I also entertained ideas of doing this workout barefoot, but the bumpy foot pads (for better grip) were not pleasant on my bare toes. Shoes are definitely required.
Although I would have enjoyed more features that I liked, the price and warranty were about what I expected from a vertical climber.
It's an average price for an average vertical climber. I personally like to have more than a one-year warranty on my home exercise products. You never know how kids and workout equipment might interact. But the one year warranty seems average or even better than most vertical climbers.
Although I was intrigued by the low price of the Conquer Vertical Climber, it didn't have all the features that I wanted. The cheaper vertical climber does not come with any display to count calories or steps. Unlike the Maxi Climber, the Conquer also had a “professional installation” option that made me think it would be difficult to assemble myself.
At 46 lbs, it's almost half again as heavy as the Maxi Climber. Even though it does fold, I thought the Conquer would be harder to store because of the weight.

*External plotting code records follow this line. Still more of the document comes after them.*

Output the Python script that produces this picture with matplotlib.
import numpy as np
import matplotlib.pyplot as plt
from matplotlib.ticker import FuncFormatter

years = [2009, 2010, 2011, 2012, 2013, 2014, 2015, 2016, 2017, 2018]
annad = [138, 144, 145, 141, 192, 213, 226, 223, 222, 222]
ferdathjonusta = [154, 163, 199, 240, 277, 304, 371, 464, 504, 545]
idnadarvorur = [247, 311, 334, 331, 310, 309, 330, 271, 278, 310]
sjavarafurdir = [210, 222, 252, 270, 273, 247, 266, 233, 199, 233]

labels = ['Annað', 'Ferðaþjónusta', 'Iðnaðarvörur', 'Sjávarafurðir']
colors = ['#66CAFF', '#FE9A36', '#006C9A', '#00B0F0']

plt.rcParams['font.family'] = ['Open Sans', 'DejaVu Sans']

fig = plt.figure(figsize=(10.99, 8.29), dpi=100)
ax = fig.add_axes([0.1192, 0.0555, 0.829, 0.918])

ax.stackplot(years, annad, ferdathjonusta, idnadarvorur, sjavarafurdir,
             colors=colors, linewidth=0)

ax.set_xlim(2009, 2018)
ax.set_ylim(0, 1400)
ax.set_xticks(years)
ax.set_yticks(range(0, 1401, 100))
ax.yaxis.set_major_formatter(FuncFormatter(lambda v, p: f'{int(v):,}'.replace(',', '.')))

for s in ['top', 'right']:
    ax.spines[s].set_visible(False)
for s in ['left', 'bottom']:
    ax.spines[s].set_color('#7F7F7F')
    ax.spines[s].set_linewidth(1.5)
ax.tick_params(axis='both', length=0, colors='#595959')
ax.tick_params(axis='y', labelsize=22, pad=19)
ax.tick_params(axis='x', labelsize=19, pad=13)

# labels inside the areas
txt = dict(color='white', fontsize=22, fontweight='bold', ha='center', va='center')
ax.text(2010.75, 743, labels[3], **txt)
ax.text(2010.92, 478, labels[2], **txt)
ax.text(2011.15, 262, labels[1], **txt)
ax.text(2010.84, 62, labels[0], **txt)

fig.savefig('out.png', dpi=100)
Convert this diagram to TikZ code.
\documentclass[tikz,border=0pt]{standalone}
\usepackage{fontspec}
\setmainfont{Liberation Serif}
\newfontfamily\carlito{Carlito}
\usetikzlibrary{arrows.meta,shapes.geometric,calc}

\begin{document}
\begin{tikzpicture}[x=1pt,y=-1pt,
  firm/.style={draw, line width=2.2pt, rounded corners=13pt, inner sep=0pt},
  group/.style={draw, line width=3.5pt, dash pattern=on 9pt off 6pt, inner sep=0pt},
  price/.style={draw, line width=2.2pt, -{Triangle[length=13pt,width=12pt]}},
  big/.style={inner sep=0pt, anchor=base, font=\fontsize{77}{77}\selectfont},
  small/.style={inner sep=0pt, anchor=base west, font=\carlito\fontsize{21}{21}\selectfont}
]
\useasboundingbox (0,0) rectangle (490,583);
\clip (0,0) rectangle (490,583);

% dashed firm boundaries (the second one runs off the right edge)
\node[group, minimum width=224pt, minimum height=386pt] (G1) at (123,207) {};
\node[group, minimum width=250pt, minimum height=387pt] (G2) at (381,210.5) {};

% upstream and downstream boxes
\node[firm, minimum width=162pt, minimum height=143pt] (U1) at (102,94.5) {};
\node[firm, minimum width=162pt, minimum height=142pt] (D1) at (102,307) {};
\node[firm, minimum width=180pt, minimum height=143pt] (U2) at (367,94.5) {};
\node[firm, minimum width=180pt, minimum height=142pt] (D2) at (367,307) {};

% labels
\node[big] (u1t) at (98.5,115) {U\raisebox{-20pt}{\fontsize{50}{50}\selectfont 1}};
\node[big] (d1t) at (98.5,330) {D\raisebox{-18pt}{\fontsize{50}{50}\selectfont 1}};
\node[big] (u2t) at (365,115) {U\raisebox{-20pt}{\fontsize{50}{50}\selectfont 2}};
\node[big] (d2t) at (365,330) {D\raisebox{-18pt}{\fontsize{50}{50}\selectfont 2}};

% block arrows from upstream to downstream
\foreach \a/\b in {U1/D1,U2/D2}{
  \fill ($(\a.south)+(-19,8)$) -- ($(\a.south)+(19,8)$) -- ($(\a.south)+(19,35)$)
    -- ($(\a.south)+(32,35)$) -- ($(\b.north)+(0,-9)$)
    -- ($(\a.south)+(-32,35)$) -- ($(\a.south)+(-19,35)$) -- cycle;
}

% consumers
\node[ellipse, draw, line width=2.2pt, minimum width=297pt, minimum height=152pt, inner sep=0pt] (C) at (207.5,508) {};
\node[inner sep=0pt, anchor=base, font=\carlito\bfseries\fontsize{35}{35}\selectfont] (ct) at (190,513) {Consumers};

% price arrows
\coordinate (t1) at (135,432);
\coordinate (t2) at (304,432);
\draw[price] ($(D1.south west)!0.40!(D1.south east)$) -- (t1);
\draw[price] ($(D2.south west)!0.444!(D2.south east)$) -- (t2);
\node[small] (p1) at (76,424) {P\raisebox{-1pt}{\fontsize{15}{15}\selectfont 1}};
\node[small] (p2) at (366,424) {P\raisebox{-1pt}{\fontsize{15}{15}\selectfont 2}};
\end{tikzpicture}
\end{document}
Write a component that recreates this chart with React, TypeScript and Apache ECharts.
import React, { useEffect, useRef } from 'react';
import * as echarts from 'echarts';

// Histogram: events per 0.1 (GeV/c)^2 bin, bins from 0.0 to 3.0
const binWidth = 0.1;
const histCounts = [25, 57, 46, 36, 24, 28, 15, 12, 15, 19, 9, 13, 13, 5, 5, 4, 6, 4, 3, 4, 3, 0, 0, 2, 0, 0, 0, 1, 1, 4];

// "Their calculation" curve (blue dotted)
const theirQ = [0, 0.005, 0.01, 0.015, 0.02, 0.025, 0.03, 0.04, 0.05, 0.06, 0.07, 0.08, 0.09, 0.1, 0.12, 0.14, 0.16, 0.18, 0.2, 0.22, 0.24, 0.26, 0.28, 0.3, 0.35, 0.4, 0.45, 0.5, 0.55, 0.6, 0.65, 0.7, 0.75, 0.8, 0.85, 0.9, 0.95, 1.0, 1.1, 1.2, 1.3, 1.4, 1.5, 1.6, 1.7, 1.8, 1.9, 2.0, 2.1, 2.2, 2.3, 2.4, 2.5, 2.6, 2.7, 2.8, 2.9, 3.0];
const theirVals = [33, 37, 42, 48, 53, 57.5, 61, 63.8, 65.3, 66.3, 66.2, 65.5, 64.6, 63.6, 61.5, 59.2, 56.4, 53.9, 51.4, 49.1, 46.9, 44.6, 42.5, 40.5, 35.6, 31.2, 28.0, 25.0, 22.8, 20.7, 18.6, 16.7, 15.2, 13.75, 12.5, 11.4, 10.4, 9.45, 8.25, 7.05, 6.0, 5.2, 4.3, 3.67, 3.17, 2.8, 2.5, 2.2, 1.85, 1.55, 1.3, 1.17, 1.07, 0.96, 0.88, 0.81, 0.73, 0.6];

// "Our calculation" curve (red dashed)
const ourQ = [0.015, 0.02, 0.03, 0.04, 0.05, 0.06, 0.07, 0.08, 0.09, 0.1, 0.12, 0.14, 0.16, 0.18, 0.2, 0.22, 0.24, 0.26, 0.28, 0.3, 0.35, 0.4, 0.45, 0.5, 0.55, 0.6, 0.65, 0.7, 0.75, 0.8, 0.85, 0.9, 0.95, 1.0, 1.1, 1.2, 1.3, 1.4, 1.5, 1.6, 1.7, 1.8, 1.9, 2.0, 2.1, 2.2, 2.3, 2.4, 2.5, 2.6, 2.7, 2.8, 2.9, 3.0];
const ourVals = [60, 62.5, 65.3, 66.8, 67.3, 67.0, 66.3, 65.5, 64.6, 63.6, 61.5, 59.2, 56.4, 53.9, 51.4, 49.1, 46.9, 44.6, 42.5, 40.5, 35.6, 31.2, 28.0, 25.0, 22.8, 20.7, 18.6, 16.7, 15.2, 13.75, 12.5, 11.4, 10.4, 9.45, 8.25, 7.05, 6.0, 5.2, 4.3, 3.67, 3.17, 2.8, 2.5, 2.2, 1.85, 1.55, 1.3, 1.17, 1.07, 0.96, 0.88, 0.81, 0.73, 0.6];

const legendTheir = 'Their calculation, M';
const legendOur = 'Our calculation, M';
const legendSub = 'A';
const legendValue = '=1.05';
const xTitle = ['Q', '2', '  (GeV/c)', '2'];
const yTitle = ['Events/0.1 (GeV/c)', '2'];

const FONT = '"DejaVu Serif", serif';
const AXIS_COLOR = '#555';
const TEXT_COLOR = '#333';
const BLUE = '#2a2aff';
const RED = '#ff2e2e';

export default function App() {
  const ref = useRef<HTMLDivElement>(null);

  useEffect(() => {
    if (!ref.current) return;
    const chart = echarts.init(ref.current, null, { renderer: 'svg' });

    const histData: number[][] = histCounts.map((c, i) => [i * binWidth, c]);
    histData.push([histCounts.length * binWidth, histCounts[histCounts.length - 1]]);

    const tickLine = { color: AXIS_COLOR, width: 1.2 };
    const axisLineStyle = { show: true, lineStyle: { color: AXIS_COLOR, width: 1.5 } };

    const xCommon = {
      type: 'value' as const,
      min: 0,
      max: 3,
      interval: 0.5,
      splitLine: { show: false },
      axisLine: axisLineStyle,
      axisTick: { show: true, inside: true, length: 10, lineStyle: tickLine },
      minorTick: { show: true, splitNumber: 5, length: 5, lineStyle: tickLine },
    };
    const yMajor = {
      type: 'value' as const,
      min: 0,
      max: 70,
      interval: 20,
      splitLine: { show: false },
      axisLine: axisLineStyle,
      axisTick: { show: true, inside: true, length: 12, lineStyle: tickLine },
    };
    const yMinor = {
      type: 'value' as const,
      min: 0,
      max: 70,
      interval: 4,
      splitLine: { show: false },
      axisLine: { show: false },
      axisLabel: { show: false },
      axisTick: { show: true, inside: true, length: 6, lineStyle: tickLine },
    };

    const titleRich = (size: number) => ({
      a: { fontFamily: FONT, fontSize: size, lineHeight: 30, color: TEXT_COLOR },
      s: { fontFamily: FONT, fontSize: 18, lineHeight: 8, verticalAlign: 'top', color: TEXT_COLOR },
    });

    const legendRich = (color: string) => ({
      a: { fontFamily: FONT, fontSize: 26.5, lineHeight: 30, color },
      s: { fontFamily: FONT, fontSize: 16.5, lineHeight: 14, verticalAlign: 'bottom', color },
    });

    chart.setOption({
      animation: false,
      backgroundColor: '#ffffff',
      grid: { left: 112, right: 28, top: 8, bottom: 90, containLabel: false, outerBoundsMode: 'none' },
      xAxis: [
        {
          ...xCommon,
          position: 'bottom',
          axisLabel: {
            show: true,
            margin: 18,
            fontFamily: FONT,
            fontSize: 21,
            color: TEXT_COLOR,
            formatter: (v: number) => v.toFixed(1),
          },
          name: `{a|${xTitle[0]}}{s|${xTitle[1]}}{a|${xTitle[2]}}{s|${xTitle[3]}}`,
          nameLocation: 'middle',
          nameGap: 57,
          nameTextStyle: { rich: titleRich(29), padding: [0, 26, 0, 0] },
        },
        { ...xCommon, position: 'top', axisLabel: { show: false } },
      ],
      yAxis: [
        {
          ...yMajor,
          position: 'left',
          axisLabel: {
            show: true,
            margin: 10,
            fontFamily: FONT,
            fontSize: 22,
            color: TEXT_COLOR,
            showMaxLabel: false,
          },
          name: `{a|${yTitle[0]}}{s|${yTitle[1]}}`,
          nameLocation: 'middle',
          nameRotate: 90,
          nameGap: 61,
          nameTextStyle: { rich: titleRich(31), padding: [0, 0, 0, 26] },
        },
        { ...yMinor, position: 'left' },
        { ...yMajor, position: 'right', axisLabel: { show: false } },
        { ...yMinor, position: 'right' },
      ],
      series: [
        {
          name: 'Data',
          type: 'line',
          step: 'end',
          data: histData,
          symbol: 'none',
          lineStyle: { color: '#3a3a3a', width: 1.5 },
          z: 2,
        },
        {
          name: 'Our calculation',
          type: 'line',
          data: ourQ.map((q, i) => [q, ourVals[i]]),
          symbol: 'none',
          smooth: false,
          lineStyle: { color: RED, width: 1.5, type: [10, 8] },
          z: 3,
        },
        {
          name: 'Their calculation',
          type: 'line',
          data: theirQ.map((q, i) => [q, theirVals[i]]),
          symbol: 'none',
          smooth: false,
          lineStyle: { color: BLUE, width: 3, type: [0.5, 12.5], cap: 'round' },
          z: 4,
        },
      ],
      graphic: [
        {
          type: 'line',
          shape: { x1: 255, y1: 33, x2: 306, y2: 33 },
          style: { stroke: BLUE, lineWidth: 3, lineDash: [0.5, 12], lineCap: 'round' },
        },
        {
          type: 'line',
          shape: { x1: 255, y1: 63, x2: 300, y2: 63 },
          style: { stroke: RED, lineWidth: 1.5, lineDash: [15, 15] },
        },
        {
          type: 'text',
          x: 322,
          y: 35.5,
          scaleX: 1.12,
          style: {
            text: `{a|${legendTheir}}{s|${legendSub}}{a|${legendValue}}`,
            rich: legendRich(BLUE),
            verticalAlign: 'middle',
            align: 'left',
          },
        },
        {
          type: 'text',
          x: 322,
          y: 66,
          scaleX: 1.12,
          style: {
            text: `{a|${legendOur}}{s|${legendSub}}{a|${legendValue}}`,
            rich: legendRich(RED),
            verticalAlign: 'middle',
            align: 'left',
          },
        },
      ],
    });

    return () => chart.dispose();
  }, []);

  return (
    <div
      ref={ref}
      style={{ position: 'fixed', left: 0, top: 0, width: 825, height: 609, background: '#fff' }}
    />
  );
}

The Ancheer Vertical Climber has a unique feature that caught my attention. There is a small bike built into the vertical climber! It's intended for warm-ups. Unfortunately, this additional feature does make the Ancheer take up more floor space than I'd like. Storing the foldable Ancheer seemed awkward because it's a massive 56 lbs as opposed to the 34 lb Maxi Climber.
Although the Maxi-Climber is one of many great step machines for home fitness that stores easily, it's not the perfect climber for everyone. It is a middle of the price range model that has all the essential features that most people want, like a calorie counter and foam handles.
What sets it apart from the others is the easy assembly. However, it's not the best choice for everyone. People who weigh more than 240 lbs should invest in a vertical climber rated for higher weight.
Beginners should also take care to learn the correct posture and position the climber on a stable surface to avoid any mishaps. I personally love storing a piece of home fitness equipment under the coach, but I do miss more advanced features like active calorie tracking.